June 27, 2012
I stepped out on my deck the other evening at around 11 pm local time just to look around. Earlier this week our area was treated to a stretch of unseasonably mild weather, daytime temps in the low 80’s, nights around 60 with low humidity.
I am glad I did because I was treated to a reminder of why the star patterns visible late evenings in June are among my favorites. Two of the zodiacal constellations appearing now which are easiest to spot and really resemble what they are “supposed” to represent are the Lion and the Scorpion.
Late evenings in June and early July are the best time to catch them gracing opposite corners of the southern horizon. Around 10 pm Leo appears to the southwest. The Lion seems to be ready to leap over the western horizon and disappear into the night. By midnight he will be gone.
The chart at left shows the view to the southwest at 10:30pm local time, on the evening of June 27/28. Prepared using Your Sky
Casting a glance to the left while facing south the Scorpion can be seen slowly crawling above the southern horizon. Scorpius’ red giant heart, Antares, blazes in a fiery orange glow from a distance of over 600 light years. If Antares were at the heart of our solar system instead of our Sun all the planets out to Mars, including Earth, would be incinerated inside of it.
The brightest object in the sky, the Moon, is now one day past first quarter (27/28 June) and positioned between Saturn and Mars. See the chart. Yellowish Saturn is just east (left and above) the Moon. Rusty orange-red Mars is about 20 degrees west (right) of Luna and Saturn on this night. Compare the color of Mars to the Scorpion’s heart, Antares, and Arcturus the brightest star up in the western part of the sky.
Next turn 90 degrees to your left so you are facing east. Focus your gaze about halfway up above the eastern horizon and see whether you can discern the “Summer Triangle”. The three stars are, clockwise from the lower left, Deneb (Cygnus, the Swan), Vega (Lyra, the Harp) and Altair (Aquila the Eagle). Next look between the two brightest stars in the sky, the aforementioned Vega and Arcturus.
This one is a little difficult, especially in extremely bright, light polluted skies, but try to find constellation Hercules. The strong man’s most obvious feature is an asterism or group of stars resembling the outline of a keystone. Within that keystone, near it’s western edge is a beautiful globular cluster of stars which is called Messier 13 or M13. Binoculars or a telescope will be required to spot M13 except in the darkest of skies.

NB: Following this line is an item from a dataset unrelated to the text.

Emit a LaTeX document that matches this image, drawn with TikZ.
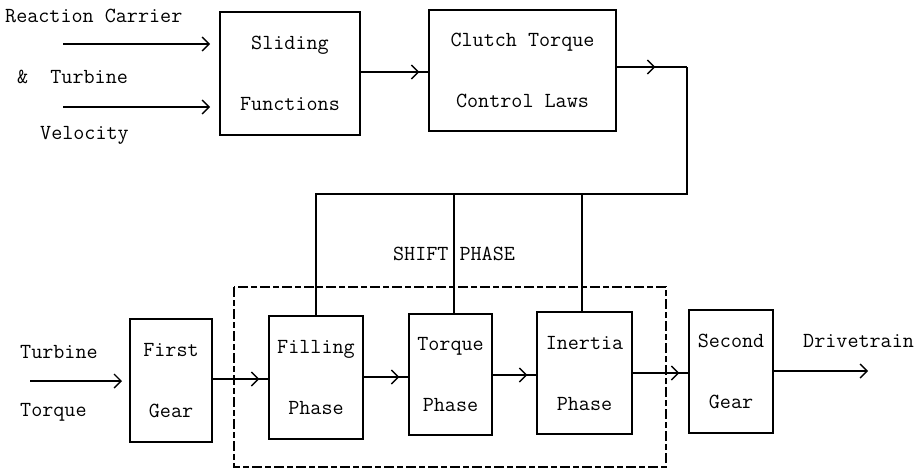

Finally, turn and face north. Can you spot Ursa Major, the Big Dipper? This time of year the BD is tipped with its “bowl” facing downward. Ursa Minor, the Little Dipper is standing upright on its handle, bowl high off your northern horizon just east of the Big Dipper.
I find the sight of the Lion and Scorpion majestically dancing above the southern horizon opposite each other one of the most breathtaking views in the night sky. Early last Spring I was venturing out at 3 am to enjoy this view. I just shared it with you for viewing at a much more convenient hour. Get out and enjoy it!